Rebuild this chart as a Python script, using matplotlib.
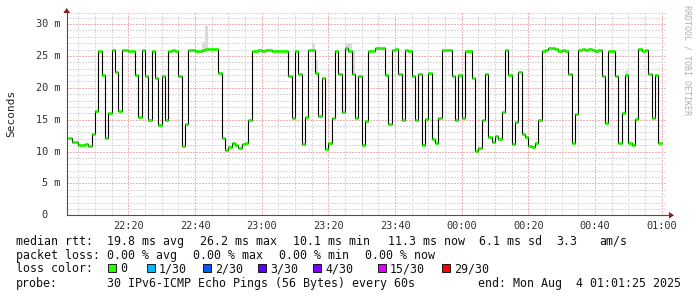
import numpy as np
import matplotlib
matplotlib.use("Agg")
import matplotlib.pyplot as plt
from matplotlib.patches import Polygon, Rectangle
from matplotlib.ticker import MultipleLocator
import matplotlib.transforms as mtransforms

W, H = 697, 297
MONO = "DejaVu Sans Mono"

# median rtt (ms), one sample per minute, first sample ends 22:03
median_ms = [
    12.2, 11.5, 11.5, 11.0, 11.1, 11.2, 10.9, 12.8, 16.3, 25.8,
    22.0, 12.1, 16.1, 25.9, 22.5, 16.3, 25.9, 26.0, 25.8, 25.8,
    22.0, 15.4, 26.0, 21.9, 15.0, 25.8, 21.6, 14.2, 21.9, 15.0,
    25.8, 25.9, 25.8, 21.9, 10.8, 14.3, 26.0, 25.9, 25.7, 25.7,
    25.9, 26.1, 26.1, 26.1, 26.1, 22.3, 12.1, 10.3, 10.7, 11.4,
    11.1, 10.6, 11.2, 11.4, 15.0, 25.8, 25.8, 26.0, 25.8, 25.9,
    26.0, 25.7, 25.8, 25.8, 25.7, 25.7, 21.9, 15.3, 25.8, 22.1,
    11.2, 15.4, 26.0, 25.9, 22.3, 15.6, 21.6, 10.4, 11.4, 15.3,
    25.8, 22.2, 16.2, 26.2, 25.8, 22.1, 15.3, 21.9, 11.1, 14.8,
    25.7, 25.8, 26.2, 26.2, 26.2, 22.0, 14.3, 25.9, 26.1, 22.1,
    15.0, 25.9, 25.7, 21.9, 15.0, 22.1, 11.1, 15.1, 22.3, 11.9,
    11.3, 15.2, 25.9, 25.9, 25.9, 21.8, 15.0, 22.0, 15.3, 25.8,
    25.8, 21.6, 10.1, 10.6, 15.0, 22.2, 12.3, 11.5, 12.4, 11.9,
    16.2, 26.0, 22.0, 11.2, 14.6, 22.5, 12.8, 12.3, 10.9, 10.7,
    11.3, 15.0, 25.8, 25.9, 26.2, 26.2, 26.1, 25.8, 26.0, 25.7,
    22.1, 11.4, 15.9, 25.9, 26.1, 25.9, 26.1, 25.9, 25.7, 25.9,
    21.8, 14.5, 25.8, 25.8, 21.9, 11.4, 16.0, 22.0, 11.3, 11.1,
    15.1, 26.1, 25.7, 25.9, 22.2, 15.2, 22.0, 11.3,
]
first_minute = 2  # minutes after 22:00

# "smoke" (spread of the pings) where it is visible
smoke_idx = [40, 41, 73, 74, 83, 84, 85, 167]
smoke_lo = [25.9, 26.1, 25.9, 22.3, 26.2, 25.8, 22.1, 22.0]
smoke_hi = [27.2, 29.7, 26.8, 24.4, 27.0, 27.0, 26.0, 22.7]

xtick_min = [20, 40, 60, 80, 100, 120, 140, 160, 180]
xtick_labels = ["22:20", "22:40", "23:00", "23:20", "23:40",
                "00:00", "00:20", "00:40", "01:00"]
ytick_vals = [0, 5, 10, 15, 20, 25, 30]
ytick_labels = ["0", "5 m", "10 m", "15 m", "20 m", "25 m", "30 m"]

loss_labels = ["0", "1/30", "2/30", "3/30", "4/30", "15/30", "29/30"]
loss_colors = ["#26ff00", "#00b8ff", "#0059ff", "#5e00ff", "#7e00ff", "#dd00ff", "#ff0000"]

stats_rtt = ["19.8 ms avg", "26.2 ms max", "10.1 ms min", "11.3 ms now", "6.1 ms sd", "3.3", "am/s"]
stats_loss = ["0.00 % avg", "0.00 % max", "0.00 % min", "0.00 % now"]


def fx(x):
    return x / W


def fy(y):
    return 1 - y / H


fig = plt.figure(figsize=(W / 100, H / 100), dpi=100, facecolor="white")
ax = fig.add_axes([fx(66.5), fy(215.3), 600 / W, (215.3 - 13.3) / H])
ax.set_facecolor("white")

vals = np.array(median_ms)
edges = first_minute + np.arange(len(vals) + 1)

# grid
ax.set_xlim(1.42, 181.42)
ax.set_ylim(0, 31.68)
ax.set_xticks(xtick_min)
ax.xaxis.set_minor_locator(MultipleLocator(5))
ax.set_yticks(ytick_vals)
ax.yaxis.set_minor_locator(MultipleLocator(1))
ax.grid(which="minor", color="#dadada", lw=0.72, ls=(0, (1.4, 1.4)), antialiased=False)
ax.grid(which="major", color="#f0b4b4", lw=0.72, ls=(0, (1.4, 1.4)), antialiased=False)
ax.axhline(31.68, color="#dadada", lw=0.72, ls=(0, (1.4, 1.4)), clip_on=False, antialiased=False)
ax.set_axisbelow(True)

# smoke
si = np.array(smoke_idx)
ax.bar(edges[si], np.array(smoke_hi) - np.array(smoke_lo), width=1.0,
       bottom=smoke_lo, align="edge", color="#dadada", lw=0, zorder=2)

# median
ax.stairs(vals, edges, baseline=None, color="black", lw=0.8, zorder=3)
ax.hlines(vals, edges[:-1], edges[1:], color=loss_colors[0], lw=2.2,
          capstyle="butt", zorder=4)

# axes look
for s in ["top", "right"]:
    ax.spines[s].set_visible(False)
for s in ["left", "bottom"]:
    ax.spines[s].set_color("#505050")
    ax.spines[s].set_linewidth(0.8)
ax.tick_params(which="both", length=0)
ax.tick_params(axis="x", pad=4)
ax.set_xticklabels(xtick_labels, family=MONO, fontsize=7.4, color="#333333")
ax.set_yticklabels([])
ytr = mtransforms.offset_copy(ax.get_yaxis_transform(), fig=fig, x=-6.5, y=0, units="dots")
for v, lab in zip(ytick_vals, ytick_labels):
    tr = ytr if lab != "0" else mtransforms.offset_copy(ytr, fig=fig, x=-12.5, y=0, units="dots")
    ax.text(0, v, lab, transform=tr, ha="right", va="center",
            family=MONO, fontsize=7.4, color="#333333")

# axis arrows
fig.add_artist(Polygon([(fx(669), fy(215.3)), (fx(669), fy(212)), (fx(674), fy(215.3)),
                        (fx(669), fy(218.6))], closed=True, transform=fig.transFigure,
                       color="#8b1c1c", lw=0))
fig.add_artist(plt.Line2D([fx(666), fx(669)], [fy(215.3), fy(215.3)],
                          transform=fig.transFigure, color="#505050", lw=0.8))
fig.add_artist(Polygon([(fx(63.3), fy(13)), (fx(66.7), fy(8)), (fx(70.1), fy(13))],
                       closed=True, transform=fig.transFigure, color="#8b1c1c", lw=0))

# labels
fig.text(fx(11), fy(113), "Seconds", rotation=90, ha="center", va="center",
         family=MONO, fontsize=8, color="#222222")
fig.text(fx(687), fy(5), "RRDTOOL / TOBI OETIKER", rotation=270, ha="center", va="top",
         family=MONO, fontsize=6, color="#b0b0b0")

# legend block
txt = dict(family=MONO, fontsize=8.4, color="#111111", va="baseline")
fig.text(fx(16), fy(245), "median rtt:", **txt)
for x, s in zip([107.3, 200, 293.3, 388, 479, 556, 599], stats_rtt):
    fig.text(fx(x), fy(245), s, **txt)
fig.text(fx(16), fy(259.3), "packet loss:", **txt)
for x, s in zip([107.3, 193.3, 279.3, 365], stats_loss):
    fig.text(fx(x), fy(259.3), s, **txt)
fig.text(fx(16), fy(272.5), "loss color:", **txt)
box_x = [108, 146.7, 202.7, 258.3, 313.3, 377.7, 441.7]
for x, lab, c in zip(box_x, loss_labels, loss_colors):
    fig.add_artist(Rectangle((fx(x), fy(272)), 8 / W, 8 / H, transform=fig.transFigure,
                             facecolor=c, edgecolor="black", lw=0.6))
    fig.text(fx(x + 12.3), fy(272.5), lab, **txt)
fig.text(fx(16), fy(286.5), "probe:", **txt)
fig.text(fx(107.3), fy(286.5), "30 IPv6-ICMP Echo Pings (56 Bytes) every 60s", **txt)
fig.text(fx(680.5), fy(286.5), "end: Mon Aug  4 01:01:25 2025", ha="right", **txt)

fig.savefig("out.png", dpi=100, facecolor="white")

CHALLENGE: Give the number of lines that carry the word "matplotlib", with nothing added.

COMPLETED TASK: 7